Since football clubs started to be run as big businesses, many rich men have attempted to grab themselves a piece of the financial pie. Men like Vincent Tan, who cheerfully admitted to knowing diddly-squat about the sport before treating himself to Cardiff City. Some might say he proved that with his supervillain approach to relations with poor Malky Mackay. On the other hand, maybe Tan has learned where the balance of power in modern football lies all too quickly.

With so much TV money at stake, when finishing one place higher in the Prem brings nearly a £million worth of extra dough, patience with poor results is becoming less and less of an option. Of course, modern contracts being the size they are, giving your boss the boot costs money too – Andre Villas-Boas has pocketed a reported £16 million from terminated contracts at two big London clubs (although whether it sweetens the pain of all those relentless media savagings is debatable). So presumably chairmen must see a sacking as a case of speculating to accumulate. But what if the new boss turns out to be no better than that last reprobate?

In their book The Numbers Game, Chris Anderson and David Sally discuss the phenomenon known as regression to the mean. In football terms, any team can suffer a bad patch of form and many chairmen will wield the axe if this period lasts for long enough. Such teams often experience an initial bounce-back with a new man in charge  (or even a caretaker), but statistics suggest that these upswings tend to happen anyway with or without the managerial switch.
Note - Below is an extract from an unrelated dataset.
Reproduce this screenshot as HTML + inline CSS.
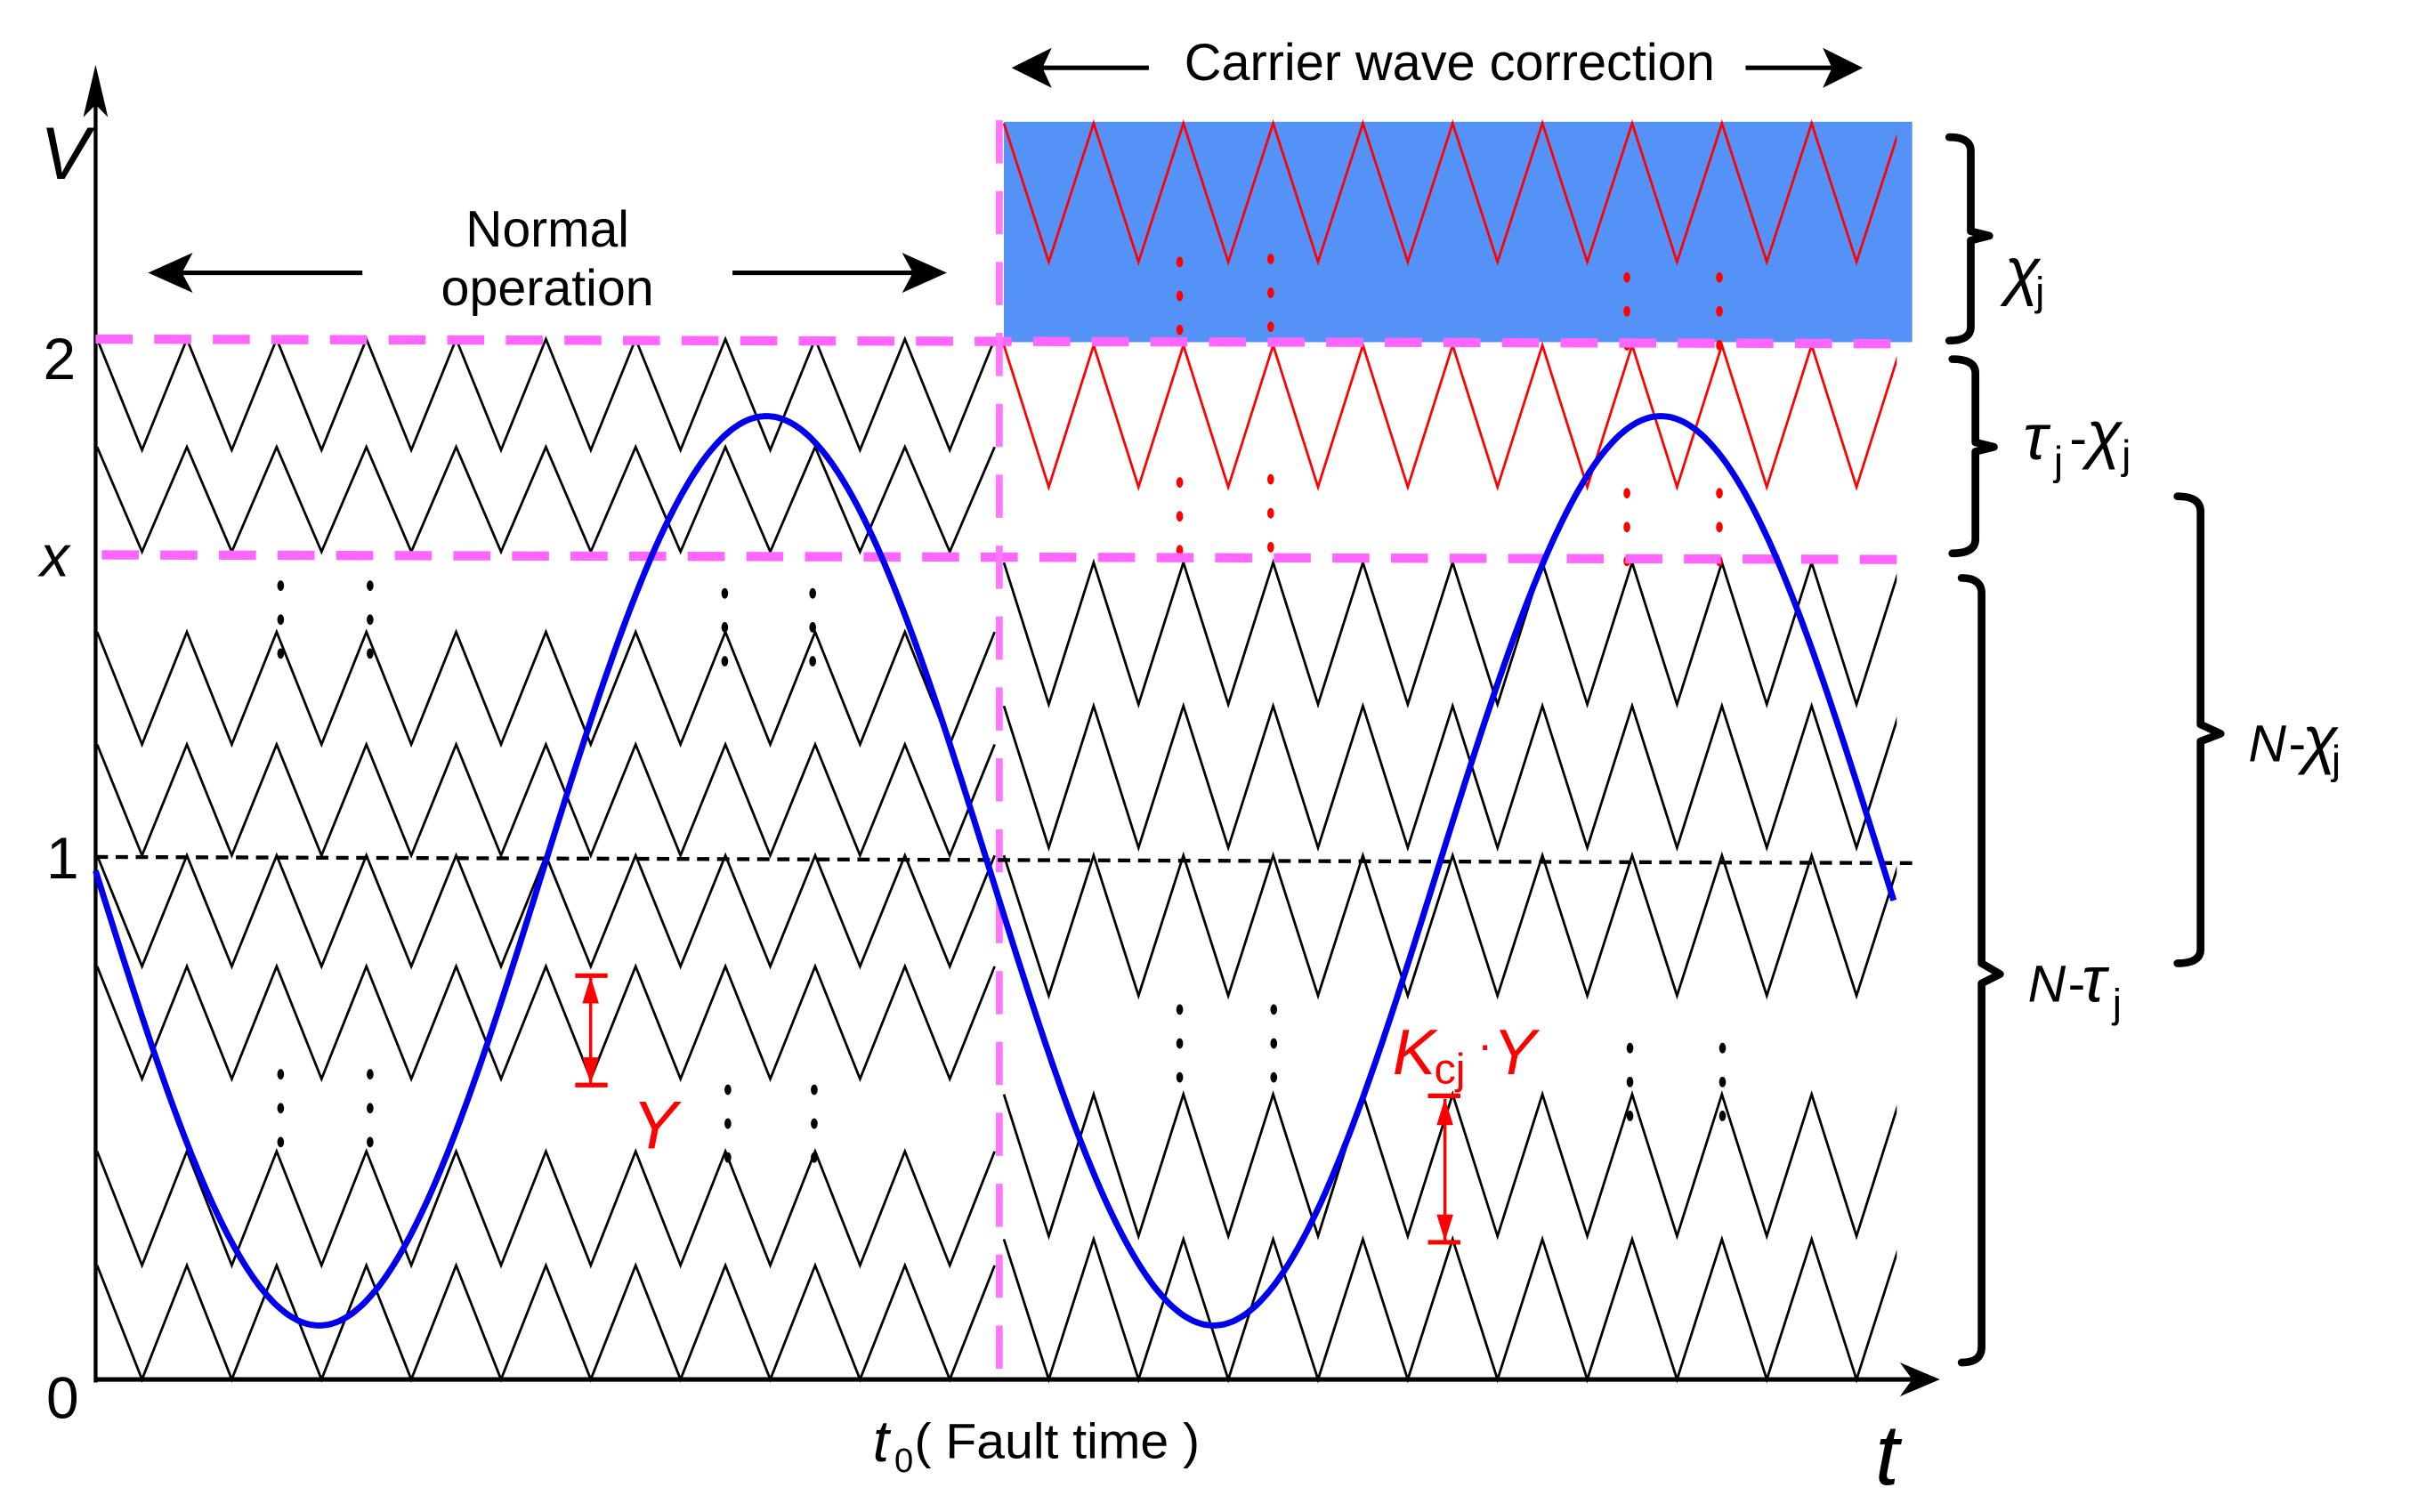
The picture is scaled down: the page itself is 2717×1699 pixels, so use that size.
<!DOCTYPE html>
<html><head><meta charset="utf-8">
<style>
html,body{margin:0;padding:0;background:#fff;}
svg{display:block;}
text{font-family:"Liberation Sans",sans-serif;}
</style></head>
<body>
<svg id="s" width="2717" height="1699" viewBox="0 0 1568 981" preserveAspectRatio="none" xmlns="http://www.w3.org/2000/svg">
<defs><clipPath id="cr"><rect x="640" y="0" width="590" height="981"/></clipPath></defs>
<rect x="0" y="0" width="1568" height="981" fill="#fff"/>
<rect x="651" y="79" width="589" height="143" fill="#5592f7"/>
<g id="waves" fill="none" stroke-width="1.6" stroke-linejoin="miter"></g>
<g id="wavesR" fill="none" stroke-width="1.6" stroke-linejoin="miter" clip-path="url(#cr)"></g>
<g id="dots"></g>
<line x1="62" y1="55" x2="62" y2="897" stroke="#000" stroke-width="2.5"/>
<polygon points="62,42 54,76 62,68 70,76" fill="#000"/>
<line x1="62" y1="895" x2="1245" y2="895" stroke="#000" stroke-width="3"/>
<polygon points="1258,895 1232,884 1240,895 1232,906" fill="#000"/>
<line x1="62" y1="220" x2="1240" y2="223" stroke="#ff66ff" stroke-width="6" stroke-dasharray="24,14"/>
<line x1="66" y1="360" x2="1240" y2="363" stroke="#ff66ff" stroke-width="6" stroke-dasharray="24,14"/>
<line x1="648" y1="78" x2="648" y2="895" stroke="#ff77ff" stroke-width="4.5" stroke-dasharray="28,18"/>
<line x1="62" y1="556" x2="1240" y2="560" stroke="#000" stroke-width="2.5" stroke-dasharray="8,5"/>
<path id="sine" fill="none" stroke="#0000ee" stroke-width="4"/>
<text x="26" y="116" font-size="48" font-style="italic">V</text>
<text x="28" y="246" font-size="38">2</text>
<text x="26" y="374" font-size="38" font-style="italic">x</text>
<text x="30" y="570" font-size="38">1</text>
<text x="30" y="920" font-size="38">0</text>
<text x="1216" y="963" font-size="56" font-style="italic">t</text>
<text x="566" y="948" font-size="38" font-style="italic">t</text>
<text x="580" y="955" font-size="22">0</text>
<text x="593" y="946" font-size="32" textLength="185" lengthAdjust="spacingAndGlyphs">( Fault time )</text>
<text x="355" y="160" font-size="33" text-anchor="middle" textLength="106" lengthAdjust="spacingAndGlyphs">Normal</text>
<text x="355" y="198" font-size="33" text-anchor="middle" textLength="138" lengthAdjust="spacingAndGlyphs">operation</text>
<line x1="110" y1="177" x2="235" y2="177" stroke="#000" stroke-width="3"/>
<polygon points="96,177 125,164 118,177 125,190" fill="#000"/>
<line x1="475" y1="177" x2="600" y2="177" stroke="#000" stroke-width="3"/>
<polygon points="614,177 585,164 592,177 585,190" fill="#000"/>
<text x="768" y="52" font-size="34" textLength="344" lengthAdjust="spacingAndGlyphs">Carrier wave correction</text>
<line x1="670" y1="44" x2="745" y2="44" stroke="#000" stroke-width="3"/>
<polygon points="656,44 682,31 676,44 682,57" fill="#000"/>
<line x1="1132" y1="44" x2="1195" y2="44" stroke="#000" stroke-width="3"/>
<polygon points="1208,44 1182,31 1188,44 1182,57" fill="#000"/>
<g stroke="#ff0000" stroke-width="2" fill="#ff0000">
<line x1="383" y1="634" x2="383" y2="703"/>
<line x1="373" y1="633" x2="394" y2="633" stroke-width="3"/>
<line x1="373" y1="704" x2="394" y2="704" stroke-width="3"/>
<polygon points="383,637 379,650 387,650"/>
<polygon points="383,700 379,687 387,687"/>
<line x1="937" y1="713" x2="937" y2="805"/>
<line x1="926" y1="711" x2="947" y2="711" stroke-width="3"/>
<line x1="926" y1="806" x2="947" y2="806" stroke-width="3"/>
<polygon points="937,716 933,729 941,729"/>
<polygon points="937,802 933,789 941,789"/>
</g>
<text x="410" y="745" font-size="44" font-style="italic" fill="#ff0000">Y</text>
<text x="903" y="697" font-size="42" font-style="italic" fill="#ff0000">K</text>
<text x="930" y="703" font-size="28" fill="#ff0000">cj</text>
<text x="958" y="688" font-size="30" fill="#ff0000">·</text>
<text x="968" y="697" font-size="42" font-style="italic" fill="#ff0000">Y</text>
<g fill="none" stroke="#000" stroke-width="5" stroke-linejoin="round" stroke-linecap="round">
<path d="M1264,89 Q1278,89 1278,98 L1278,150 L1290,153 L1278,156 L1278,212 Q1278,221 1264,221"/>
<path d="M1266,233 Q1281,233 1281,242 L1281,287 L1293,290 L1281,293 L1281,350 Q1281,359 1266,359"/>
<path d="M1272,375 Q1285,375 1285,385 L1285,625 L1297,632 L1285,638 L1285,874 Q1285,884 1272,884"/>
<path d="M1412,322 Q1427,322 1427,332 L1427,470 L1440,476 L1427,481 L1427,616 Q1427,625 1412,625"/>
</g>
<g font-family="Liberation Serif,serif" font-style="italic">
<text x="1300" y="190" font-size="42">χ</text>
<text x="1320" y="198" font-size="26" font-style="normal">j</text>
<text x="1312" y="298" font-size="42">τ</text>
<text x="1332" y="308" font-size="26" font-style="normal">j</text>
<text x="1342" y="296" font-size="34" font-style="normal">-</text>
<text x="1353" y="296" font-size="42">χ</text>
<text x="1376" y="304" font-size="26" font-style="normal">j</text>
<text x="1458" y="494" font-size="34" font-family="Liberation Sans,sans-serif">N</text>
<text x="1484" y="494" font-size="34" font-style="normal">-</text>
<text x="1493" y="494" font-size="42">χ</text>
<text x="1512" y="502" font-size="26" font-style="normal">j</text>
<text x="1315" y="650" font-size="34" font-family="Liberation Sans,sans-serif">N</text>
<text x="1341" y="650" font-size="34" font-style="normal">-</text>
<text x="1350" y="650" font-size="42">τ</text>
<text x="1370" y="660" font-size="26" font-style="normal">j</text>
</g>
</svg>
<script>
(function(){
var NS="http://www.w3.org/2000/svg";
var g=document.getElementById('waves');
var gR=document.getElementById('wavesR');
function row(tg,x0,x1,yp,yv,startPeak,col){
  var pts=[];var half=29.1;var x=x0;var peak=startPeak;
  while(x<=x1+0.1){pts.push(x.toFixed(1)+','+(peak?yp:yv));x+=half;peak=!peak;}
  var p=document.createElementNS(NS,'polyline');
  p.setAttribute('points',pts.join(' '));p.setAttribute('stroke',col);
  tg.appendChild(p);
}
var L=[[220,292],[290,358],[410,483],[483,555],[555,627],[627,700],[747,821],[821,895]];
L.forEach(function(r){row(g,63,645,r[0],r[1],true,'#000');});
var Rr=[[80,170],[224,316]];
Rr.forEach(function(r){row(gR,651,1240,r[0],r[1],true,'#ff0000');});
var Rb=[[365,457],[458,550],[555,646],[710,802],[804,895]];
Rb.forEach(function(r){row(gR,651,1240,r[0],r[1],true,'#000');});
var d=document.getElementById('dots');
function dots(x,ys,col){ys.forEach(function(y){var c=document.createElementNS(NS,'ellipse');c.setAttribute('cx',x);c.setAttribute('cy',y);c.setAttribute('rx',2.2);c.setAttribute('ry',3.4);c.setAttribute('fill',col);d.appendChild(c);});}
dots(182,[380,402,424],'#000');dots(240,[380,402,424],'#000');
dots(470,[385,407,429],'#000');dots(527,[385,407,429],'#000');
dots(182,[697,719,741],'#000');dots(240,[697,719,741],'#000');
dots(472,[707,729,751],'#000');dots(528,[707,729,751],'#000');
dots(765,[170,192,214],'#ff0000');dots(824,[168,190,212],'#ff0000');
dots(1055,[180,202,224],'#ff0000');dots(1115,[180,202,224],'#ff0000');
dots(765,[313,335,357],'#ff0000');dots(824,[311,333,355],'#ff0000');
dots(1055,[320,342,364],'#ff0000');dots(1115,[320,342,364],'#ff0000');
dots(765,[655,677,699],'#000');dots(826,[655,677,699],'#000');
dots(1057,[680,702,724],'#000');dots(1117,[680,702,724],'#000');
var s='';for(var x=62;x<=1229;x+=2){var y=565+295*Math.sin(2*Math.PI*(x-62)/580);s+=(x==62?'M':'L')+x+','+y.toFixed(1);}
document.getElementById('sine').setAttribute('d',s);
})();
</script>
</body></html>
Sunderland took action last season when results nosedived under Martin O’Neill, swapping him for the excitable Paolo di Canio who did just enough to keep them up, a 3-0 derby win over Newcastle never really being built upon. Would O’Neill have got similar results had he been given the chance to recover from the slump and regress to the mean? He certainly wouldn’t have decimated and then alienated the entire squad like Paolo then did. Arguably, after yet another upheaval Sunderland are worse off now than when the Ulsterman was dumped.

Now compare and contrast with Paul Lambert at Aston Villa. Randy Lerner kept the faith in his man, and the team’s wretched form eventually returned to comfortable mediocrity.

For a longer-term example of fluctuations in form, consider Alan Pardew. After a bright start at Newcastle he suffered a nightmare second season after which even he admitted he was lucky to keep his job. But Newcastle look like a different team again this term, suggesting that the last campaign was more of an extended blip. (Pardew would also point to the lack of additions to the squad in the preceding summer and the pesky Europa League as mitigating factors.)

However esoteric some of Mike Ashley’s decisions have been - not performing due diligence before purchase, employing Joe Kinnear, renaming the stadium, employing Joe Kinnear again - his patience with Pardew seems to be bearing fruit. Maybe, after giving Pardew that gargantuan 8-year contract, Ashley found himself financially unable to give him the chop. Whether by luck or judgment though, Newcastle point the way to a saner, more secure football future.

Look at Leicester City too. Nigel Pearson returned in November 2011 to clean up the mess of the Sven era and led the big-spending club to finishes of 9th and 6th. For whatever reason, perhaps weary at enforcing yet another change, the club’s Thai owners sat tight and City are now in pole position for promotion.

Not that such patience is always rewarded. Steve Gibson at Middlesborough was always given credit as a chairman whose trigger finger remained commendably un-itchy, but Bryan Robson got them relegated once and would have done so again had Terry Venables not been parachuted in to ‘help’ (ie take charge) in late 2000. Sometimes managers simply go stale at a club - few questioned Stoke’s decision to replace Tony Pulis with Mark Hughes this summer. Meanwhile, my beloved Wolves hung onto Mick McCarthy as we scrapped around the Premiership’s nether regions, finally getting rid of him in 2011 long after the January transfer window had shut and with no clue who to employ next. Oddly enough, it didn’t work out so well.

Patience is futile too if you appoint the wrong man in the first place, or if the chairman decides to completely undermine him (hello again, Mr Tan). Planning and long-term strategy are essential, with clubs like Swansea showing the way by imposing a certain playing style and only employing coaches who fit that mould. West Brom run a similar model and with more clubs following suit, the Director of Football structure looks to be here to stay. Perhaps in years to come the managerial role will become a much smaller cog in a giant business machine, with pay rates adjusted accordingly.

Not that all this is of much help to poor David Moyes at the moment. He might at least count himself lucky that his new club famously kept the faith with Sir Alex Ferguson during an underwhelming first few years. Even then, it took a late Mark Robins goal in the FA Cup third round to save him from the sack.
Moyes could also point to his old chairman Bill Kenwright, who backed him through a sticky start, after which Everton duly became an established top six club. But can he rely on his new bosses to give him similar time? Success breeds success, and most fans pour scorn on phrases like ‘project’ and ‘rebuilding period’. Back in 1990 there were hardly the same financial or media pressures. The suspicion remains that had Fergie made that bad start in the Premier League era, he’d have been long gone before Mr Robins even entered the picture.

One thing’s for sure – if Moyes goes, he’ll be a good few quid better off. And his replacement, like the vast majority of his fellow managers, is unlikely to feel any more secure in the job.